Plotting code records:
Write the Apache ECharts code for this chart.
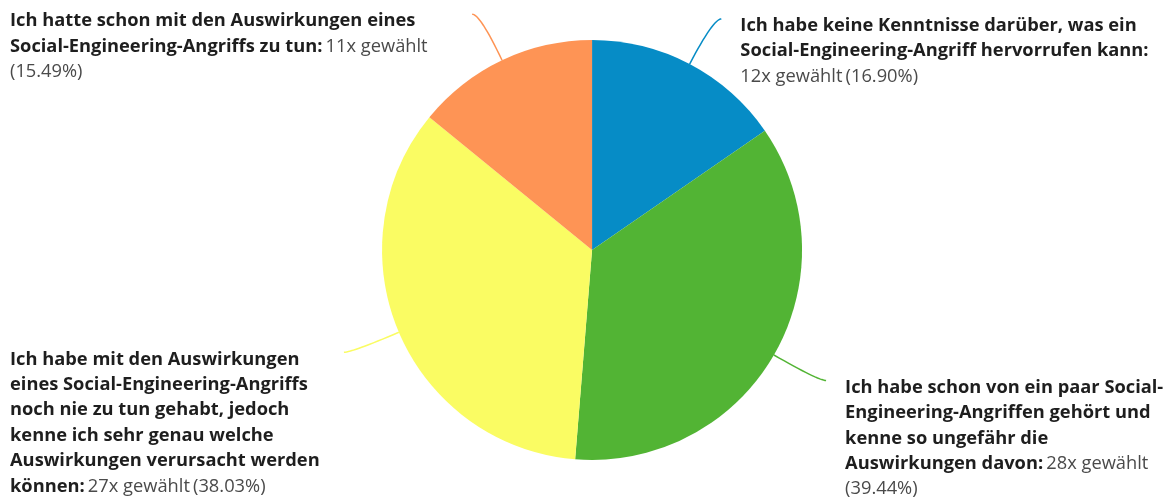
<!DOCTYPE html>
<html lang="de">
<head>
<meta charset="utf-8">
<title>Social-Engineering-Angriffe</title>
<script src="https://cdn.jsdelivr.net/npm/echarts@6/dist/echarts.min.js"></script>
<style>
  html, body { margin: 0; padding: 0; background: #ffffff; }
  #chart { width: 1174px; height: 497px; }
</style>
</head>
<body>
<div id="chart"></div>
<script>
// Answer options (line breaks as they wrap in the labels)
const categories = [
  'Ich habe keine Kenntnisse darüber, was ein\nSocial-Engineering-Angriff hervorrufen kann:',
  'Ich habe schon von ein paar Social-\nEngineering-Angriffen gehört und\nkenne so ungefähr die\nAuswirkungen davon:',
  'Ich habe mit den Auswirkungen\neines Social-Engineering-Angriffs\nnoch nie zu tun gehabt, jedoch\nkenne ich sehr genau welche\nAuswirkungen verursacht werden\nkönnen:',
  'Ich hatte schon mit den Auswirkungen eines\nSocial-Engineering-Angriffs zu tun:'
];
// How often each option was chosen
const counts = [12, 28, 27, 11];
// Share of respondents (multiple choice, so shares exceed 100 % in total)
const percents = ['16.90', '39.44', '38.03', '15.49'];

// Where the "… gewählt (…)" part wraps in each label
const breakBeforeCount = [true, false, false, false];
const breakBeforePercent = [false, true, false, true];

const colors = ['#068cc6', '#52b434', '#fafc63', '#fe9455'];

const FONT = '"Open Sans", sans-serif';
const FONT_SIZE = 18.3;
const LINE_H = 25.4;
const LEFT_EDGE = 10;      // left-hand labels start at the chart edge
const TEXT_GAP = 19;       // right-hand labels sit this far from the line end
const TEXT_DROP = 7;       // first text line sits slightly below the line end
const LINE_OUT = 51;       // radial reach of the leader line beyond the rim
const LINE_SIDE = 8;       // horizontal tail of the leader line

const chart = echarts.init(document.getElementById('chart'), null, { renderer: 'canvas' });

const seriesData = categories.map((name, i) => ({
  name: name,
  value: counts[i],
  itemStyle: { color: colors[i] },
  labelLine: { lineStyle: { color: colors[i] } }
}));

function labelText(params) {
  const i = params.dataIndex;
  const countSep = breakBeforeCount[i] ? '\n' : ' ';
  const pctSep = breakBeforePercent[i] ? '\n' : ' ';
  return '{b|' + categories[i] + '}' + countSep +
    '{n|' + counts[i] + 'x gewählt}' + pctSep +
    '{n|(' + percents[i] + '%)}';
}

// Curved leader line: a quadratic curve from the rim of the slice, bending
// through a point beyond the rim, ending in a short horizontal tail.
function leaderLine(dataIndex) {
  const data = chart.getModel().getSeriesByIndex(0).getData();
  const lay = data.getItemLayout(dataIndex);
  const mid = (lay.startAngle + lay.endAngle) / 2;
  const dx = Math.cos(mid), dy = Math.sin(mid);
  const p0 = [lay.cx + lay.r * dx, lay.cy + lay.r * dy];
  const c = [lay.cx + (lay.r + LINE_OUT) * dx, lay.cy + (lay.r + LINE_OUT) * dy];
  const right = dx >= 0;
  const e = [c[0] + (right ? LINE_SIDE : -LINE_SIDE), c[1]];
  const pts = [];
  const n = 16;
  for (let k = 0; k <= n; k++) {
    const t = k / n, u = 1 - t;
    pts.push([
      u * u * p0[0] + 2 * u * t * c[0] + t * t * e[0],
      u * u * p0[1] + 2 * u * t * c[1] + t * t * e[1]
    ]);
  }
  return { pts: pts, end: e, right: right };
}

chart.setOption({
  animation: false,
  backgroundColor: '#ffffff',
  series: [{
    type: 'pie',
    center: ['50.43%', '50.3%'],
    radius: 210,
    startAngle: 90,
    clockwise: true,
    data: seriesData,
    itemStyle: { borderWidth: 0 },
    label: {
      show: true,
      position: 'outside',
      overflow: 'none',
      formatter: labelText,
      fontFamily: FONT,
      rich: {
        b: {
          fontFamily: FONT,
          fontWeight: 'bold',
          fontSize: FONT_SIZE,
          color: '#1e1e1e',
          lineHeight: LINE_H
        },
        n: {
          fontFamily: FONT,
          fontWeight: 'normal',
          fontSize: FONT_SIZE,
          color: '#4a4a4a',
          lineHeight: LINE_H
        }
      }
    },
    labelLine: {
      show: true,
      length: LINE_OUT,
      length2: LINE_SIDE,
      smooth: false,
      lineStyle: { width: 1.5 }
    },
    labelLayout: function (params) {
      const g = leaderLine(params.dataIndex);
      return {
        x: g.right ? g.end[0] + TEXT_GAP : LEFT_EDGE,
        y: g.end[1] - LINE_H / 2 + TEXT_DROP,
        align: 'left',
        verticalAlign: 'top',
        labelLinePoints: g.pts
      };
    }
  }]
});
</script>
</body>
</html>
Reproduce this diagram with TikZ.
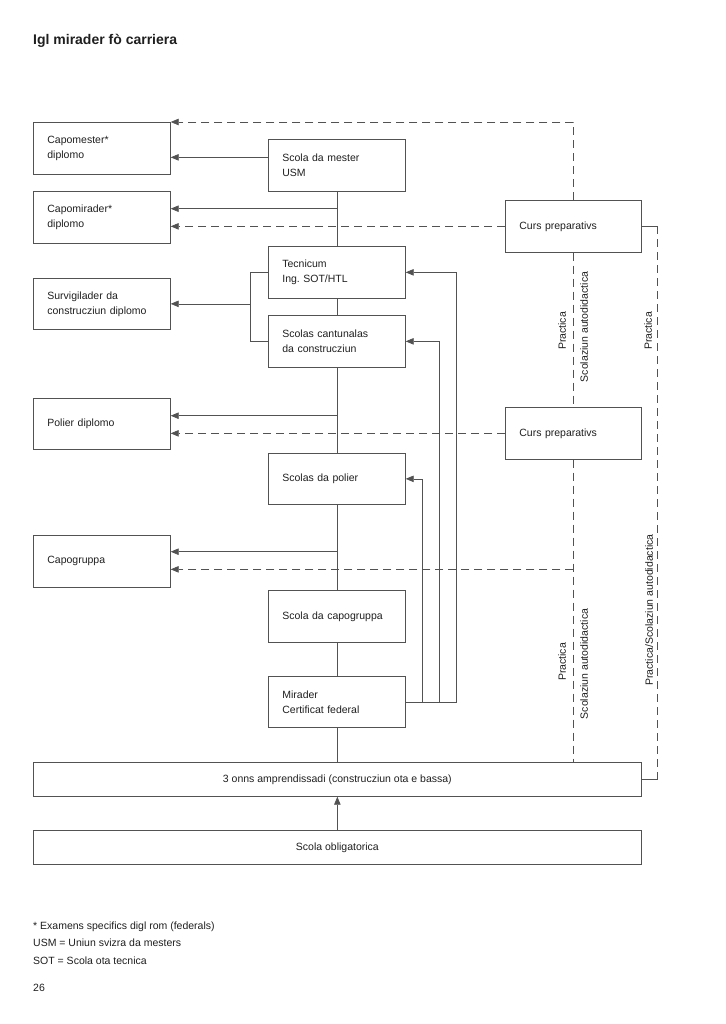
\documentclass[tikz,border=0pt]{standalone}
\usepackage{fontspec}
\setmainfont{Liberation Sans}
\usetikzlibrary{arrows.meta,calc}
\definecolor{lc}{gray}{0.32}
\definecolor{tc}{gray}{0.12}
\newcommand{\fs}{\fontsize{10.5}{15}\selectfont}
\frenchspacing
\begin{document}
\begin{tikzpicture}[x=1pt,y=-1pt,
  box/.style={draw=lc, line width=0.7pt, anchor=north west, minimum height=52pt, text width=109pt, inner xsep=14pt, inner ysep=0pt, align=left, font=\fs, text=tc},
  rbox/.style={box, text width=108pt},
  wbox/.style={draw=lc, line width=0.7pt, anchor=north west, minimum height=34pt, minimum width=608pt, inner sep=0pt, align=center, font=\fs, text=tc},
  ln/.style={draw=lc, line width=0.7pt},
  arr/.style={ln, -{Triangle[length=8pt,width=6.5pt]}},
  dl/.style={ln, dash pattern=on 8pt off 5pt},
  darr/.style={arr, dash pattern=on 8pt off 5pt},
  lab/.style={font=\fs, text=tc, inner sep=0pt},
  foot/.style={font=\fs, text=tc, inner sep=0pt, anchor=base west}]
\useasboundingbox (0,0) rectangle (725,1024);

\node[font=\bfseries\fontsize{14}{16}\selectfont, text=tc, inner sep=0pt, anchor=base west] (title) at (33,45) {Igl mirader fò carriera};

% left column
\node[box] (cm) at (33,122) {Capomester*\\diplomo};
\node[box] (cmi) at (33,191) {Capomirader*\\diplomo};
\node[box, minimum height=51pt] (surv) at (33,278) {Survigilader da\\construcziun diplomo};
\node[box, minimum height=51pt] (pold) at (33,398) {Polier diplomo};
\node[box] (capg) at (33,535) {Capogruppa};

% middle column
\node[box] (usm) at (268,139) {Scola da mester\\USM};
\node[box] (tec) at (268,246) {Tecnicum\\Ing. SOT/HTL};
\node[box] (scc) at (268,315) {Scolas cantunalas\\da construcziun};
\node[box, minimum height=51pt] (spol) at (268,453) {Scolas da polier};
\node[box] (scap) at (268,590) {Scola da capogruppa};
\node[box, minimum height=51pt] (mir) at (268,676) {Mirader\\Certificat federal};

% right column
\node[rbox] (cp1) at (505,200) {Curs preparativs};
\node[rbox] (cp2) at (505,407) {Curs preparativs};

% wide boxes
\node[wbox] (amp) at (33,762) {3 onns amprendissadi (construcziun ota e bassa)};
\node[wbox] (obl) at (33,830) {Scola obligatorica};

% central spine
\draw[ln] (usm.south) -- (tec.north);
\draw[ln] (tec.south) -- (scc.north);
\draw[ln] (scc.south) -- (spol.north);
\draw[ln] (spol.south) -- (scap.north);
\draw[ln] (scap.south) -- (mir.north);
\draw[ln] (mir.south) -- (mir.south |- amp.north);
\draw[arr] (obl.north) -- (amp.south);

% solid arrows to the left
\draw[arr] ([yshift=8pt]usm.west) -- ([yshift=8pt]usm.west -| cm.east);
\coordinate (s1) at ($(usm.south)+(0,17)$);
\draw[arr] (s1) -- (s1 -| cmi.east);
\coordinate (s2) at ($(scc.south)+(0,48)$);
\draw[arr] (s2) -- (s2 -| pold.east);
\coordinate (s3) at ($(spol.south)+(0,47)$);
\draw[arr] (s3) -- (s3 -| capg.east);

% bracket Tecnicum / Scolas cantunalas
\coordinate (brk) at ($(tec.west)+(-18,0)$);
\draw[ln] (tec.west) -- (brk) |- (scc.west);
\draw[arr] (brk |- surv.east) -- (surv.east);

% dashed arrows
\draw[darr] (cp1.north) -- (cp1.north |- cm.north east) -- (cm.north east);
\draw[darr] (cp1.west) -- (cp1.west -| cmi.east);
\draw[darr] (cp2.west) -- (cp2.west -| pold.east);
\draw[dl] (cp1.south) -- (cp2.north);
\draw[dl] (cp2.south) -- (cp2.south |- amp.north);
\coordinate (d3) at ($(capg.east)+(0,8)$);
\draw[darr] (d3 -| cp2.south) -- (d3);

% right loop
\coordinate (r1) at ($(cp1.east)+(16,0)$);
\draw[ln] (cp1.east) -- (r1);
\draw[dl] (r1) -- (r1 |- amp.east);
\draw[ln] (r1 |- amp.east) -- (amp.east);

% feedback lines from Mirader
\coordinate (f1) at ($(mir.east)+(17,0)$);
\coordinate (f2) at ($(mir.east)+(34,0)$);
\coordinate (f3) at ($(mir.east)+(51,0)$);
\draw[ln] (mir.east) -- (f3);
\draw[arr] (f1) |- (spol.east);
\draw[arr] (f2) |- (scc.east);
\draw[arr] (f3) |- (tec.east);

% rotated labels
\node[lab, rotate=90] (l1) at (562,331) {Practica};
\node[lab, rotate=90] (l2) at (584,327) {Scolaziun autodidactica};
\node[lab, rotate=90] (l3) at (648,331) {Practica};
\node[lab, rotate=90] (l4) at (562,662) {Practica};
\node[lab, rotate=90] (l5) at (584,664) {Scolaziun autodidactica};
\node[lab, rotate=90] (l6) at (649,610) {Practica/Scolaziun autodidactica};

% footnotes
\node[foot] (n1) at (33,929) {* Examens specifics digl rom (federals)};
\node[foot] (n2) at (33,946) {USM = Uniun svizra da mesters};
\node[foot] (n3) at (33,964) {SOT = Scola ota tecnica};
\node[foot] (n4) at (33,991) {26};
\end{tikzpicture}
\end{document}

Problem to solve: Without any pictures, reproduce the lines from the first one in the material through the line that has "const percents = ['16.90', '39.44', '38.03', '15.49'];", exactly as they appear.

Final result:
Write the Apache ECharts code for this chart.
<!DOCTYPE html>
<html lang="de">
<head>
<meta charset="utf-8">
<title>Social-Engineering-Angriffe</title>
<script src="https://cdn.jsdelivr.net/npm/echarts@6/dist/echarts.min.js"></script>
<style>
  html, body { margin: 0; padding: 0; background: #ffffff; }
  #chart { width: 1174px; height: 497px; }
</style>
</head>
<body>
<div id="chart"></div>
<script>
// Answer options (line breaks as they wrap in the labels)
const categories = [
  'Ich habe keine Kenntnisse darüber, was ein\nSocial-Engineering-Angriff hervorrufen kann:',
  'Ich habe schon von ein paar Social-\nEngineering-Angriffen gehört und\nkenne so ungefähr die\nAuswirkungen davon:',
  'Ich habe mit den Auswirkungen\neines Social-Engineering-Angriffs\nnoch nie zu tun gehabt, jedoch\nkenne ich sehr genau welche\nAuswirkungen verursacht werden\nkönnen:',
  'Ich hatte schon mit den Auswirkungen eines\nSocial-Engineering-Angriffs zu tun:'
];
// How often each option was chosen
const counts = [12, 28, 27, 11];
// Share of respondents (multiple choice, so shares exceed 100 % in total)
const percents = ['16.90', '39.44', '38.03', '15.49'];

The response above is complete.